A Delhi court on Tuesday deferred the hearing in a case relating to the 1984 anti-Sikh violence here in which Congress leader and former union minister Jagdish Tytler is an accused, after a group of victims pleaded to be heard.

In an application on behalf of the Victims’ Association and Delhi Sikh Gurdwara Prabandhak Committee in the court of Additional Chief Metropolitan Magistrate Rakesh Pandit, they group asked the court to clarify its locus standi in the case and then hear the arguments.

Filing the application through senior advocate HS Phoolka, the Victims’ Association also pleaded that the deputy inspector general and the joint director of the Central Bureau of Investigation (CBI) should also be summoned for clarifying the basis on which a ‘clean chit’ was issued to Tytler.

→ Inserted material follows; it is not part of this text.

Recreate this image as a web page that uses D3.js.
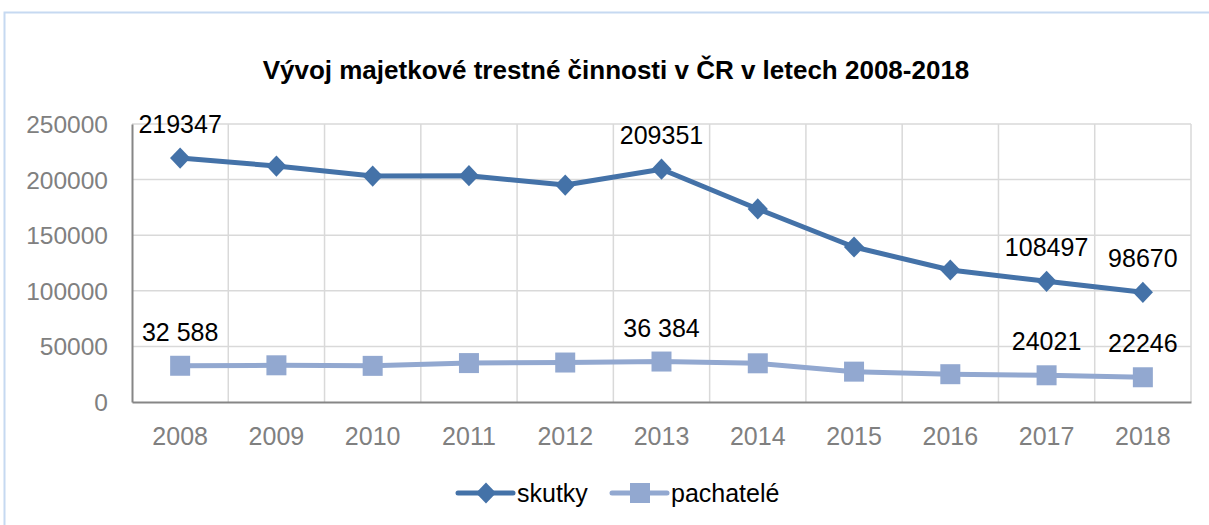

Lakhwinder Kaur, widow of riot victim Badal Singh, pleaded before the court that she should be given a copy of a closure report of investigations against Tytler.

The court will now consider the two applications on May 23.

The CBI April 9 filed a closure report giving clean chit to Tytler, who is accused of having inciting mobs to attack Sikhs in the aftermath of the assassination of then prime minister Indira Gandhi.

The CBI clean chit to Tytler triggered protests forcing the Congress to drop him as the party LS candidate from Delhi north-east constituency.

A crowd of Sikhs gathered outside the Karkardooma court complex on the day and attempted to break through security barricades erected by the huge police posse present at the venue.